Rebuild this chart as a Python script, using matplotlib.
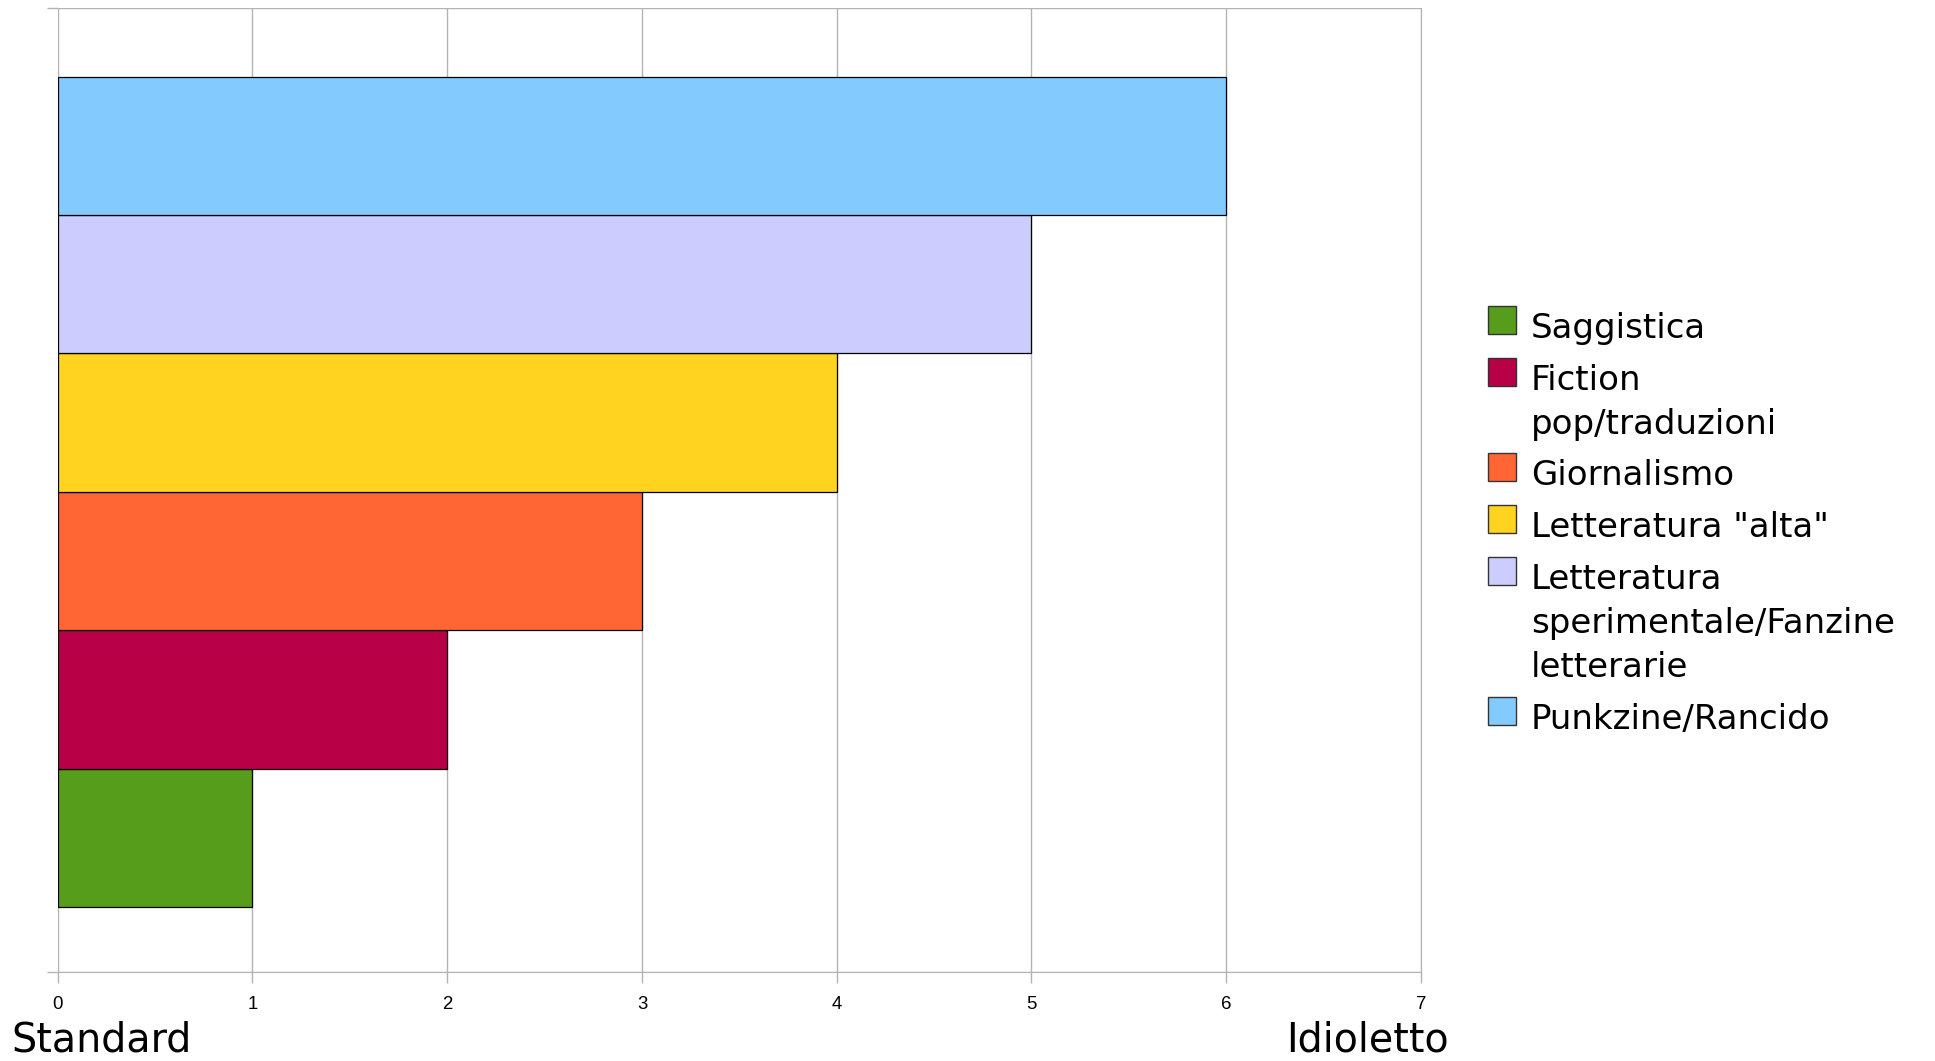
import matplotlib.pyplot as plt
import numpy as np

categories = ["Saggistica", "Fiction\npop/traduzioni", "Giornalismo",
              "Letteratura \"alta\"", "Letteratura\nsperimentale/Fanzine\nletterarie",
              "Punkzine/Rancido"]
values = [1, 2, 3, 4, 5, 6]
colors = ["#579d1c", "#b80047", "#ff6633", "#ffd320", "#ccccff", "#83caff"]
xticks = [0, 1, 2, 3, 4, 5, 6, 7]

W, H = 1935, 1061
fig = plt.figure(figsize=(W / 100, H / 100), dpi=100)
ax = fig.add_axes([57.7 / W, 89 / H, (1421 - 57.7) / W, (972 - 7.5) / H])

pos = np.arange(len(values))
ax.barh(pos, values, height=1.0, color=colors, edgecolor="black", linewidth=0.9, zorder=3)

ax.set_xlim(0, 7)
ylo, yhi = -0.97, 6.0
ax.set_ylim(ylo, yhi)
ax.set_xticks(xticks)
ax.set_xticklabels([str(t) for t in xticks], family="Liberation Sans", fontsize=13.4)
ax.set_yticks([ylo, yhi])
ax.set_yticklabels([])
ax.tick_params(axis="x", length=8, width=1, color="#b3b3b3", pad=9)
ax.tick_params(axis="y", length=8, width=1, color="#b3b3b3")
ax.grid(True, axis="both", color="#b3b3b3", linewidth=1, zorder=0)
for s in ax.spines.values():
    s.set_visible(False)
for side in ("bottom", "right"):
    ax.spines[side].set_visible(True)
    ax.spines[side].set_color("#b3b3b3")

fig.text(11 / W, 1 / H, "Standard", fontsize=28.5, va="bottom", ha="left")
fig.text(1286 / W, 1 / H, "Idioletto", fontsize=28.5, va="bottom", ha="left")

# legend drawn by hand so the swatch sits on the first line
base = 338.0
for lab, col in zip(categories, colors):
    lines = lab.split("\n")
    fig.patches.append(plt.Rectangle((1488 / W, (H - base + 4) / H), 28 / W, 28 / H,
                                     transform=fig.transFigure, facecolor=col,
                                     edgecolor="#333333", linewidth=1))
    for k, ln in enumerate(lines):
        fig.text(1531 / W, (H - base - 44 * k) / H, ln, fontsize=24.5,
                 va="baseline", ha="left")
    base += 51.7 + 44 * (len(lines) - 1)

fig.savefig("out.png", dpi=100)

++++

Copy the listing exactly. Any image in it stays out of the copy.

The answer →
Rebuild this chart as a Python script, using matplotlib.
import matplotlib.pyplot as plt
import numpy as np

categories = ["Saggistica", "Fiction\npop/traduzioni", "Giornalismo",
              "Letteratura \"alta\"", "Letteratura\nsperimentale/Fanzine\nletterarie",
              "Punkzine/Rancido"]
values = [1, 2, 3, 4, 5, 6]
colors = ["#579d1c", "#b80047", "#ff6633", "#ffd320", "#ccccff", "#83caff"]
xticks = [0, 1, 2, 3, 4, 5, 6, 7]

W, H = 1935, 1061
fig = plt.figure(figsize=(W / 100, H / 100), dpi=100)
ax = fig.add_axes([57.7 / W, 89 / H, (1421 - 57.7) / W, (972 - 7.5) / H])

pos = np.arange(len(values))
ax.barh(pos, values, height=1.0, color=colors, edgecolor="black", linewidth=0.9, zorder=3)

ax.set_xlim(0, 7)
ylo, yhi = -0.97, 6.0
ax.set_ylim(ylo, yhi)
ax.set_xticks(xticks)
ax.set_xticklabels([str(t) for t in xticks], family="Liberation Sans", fontsize=13.4)
ax.set_yticks([ylo, yhi])
ax.set_yticklabels([])
ax.tick_params(axis="x", length=8, width=1, color="#b3b3b3", pad=9)
ax.tick_params(axis="y", length=8, width=1, color="#b3b3b3")
ax.grid(True, axis="both", color="#b3b3b3", linewidth=1, zorder=0)
for s in ax.spines.values():
    s.set_visible(False)
for side in ("bottom", "right"):
    ax.spines[side].set_visible(True)
    ax.spines[side].set_color("#b3b3b3")

fig.text(11 / W, 1 / H, "Standard", fontsize=28.5, va="bottom", ha="left")
fig.text(1286 / W, 1 / H, "Idioletto", fontsize=28.5, va="bottom", ha="left")

# legend drawn by hand so the swatch sits on the first line
base = 338.0
for lab, col in zip(categories, colors):
    lines = lab.split("\n")
    fig.patches.append(plt.Rectangle((1488 / W, (H - base + 4) / H), 28 / W, 28 / H,
                                     transform=fig.transFigure, facecolor=col,
                                     edgecolor="#333333", linewidth=1))
    for k, ln in enumerate(lines):
        fig.text(1531 / W, (H - base - 44 * k) / H, ln, fontsize=24.5,
                 va="baseline", ha="left")
    base += 51.7 + 44 * (len(lines) - 1)

fig.savefig("out.png", dpi=100)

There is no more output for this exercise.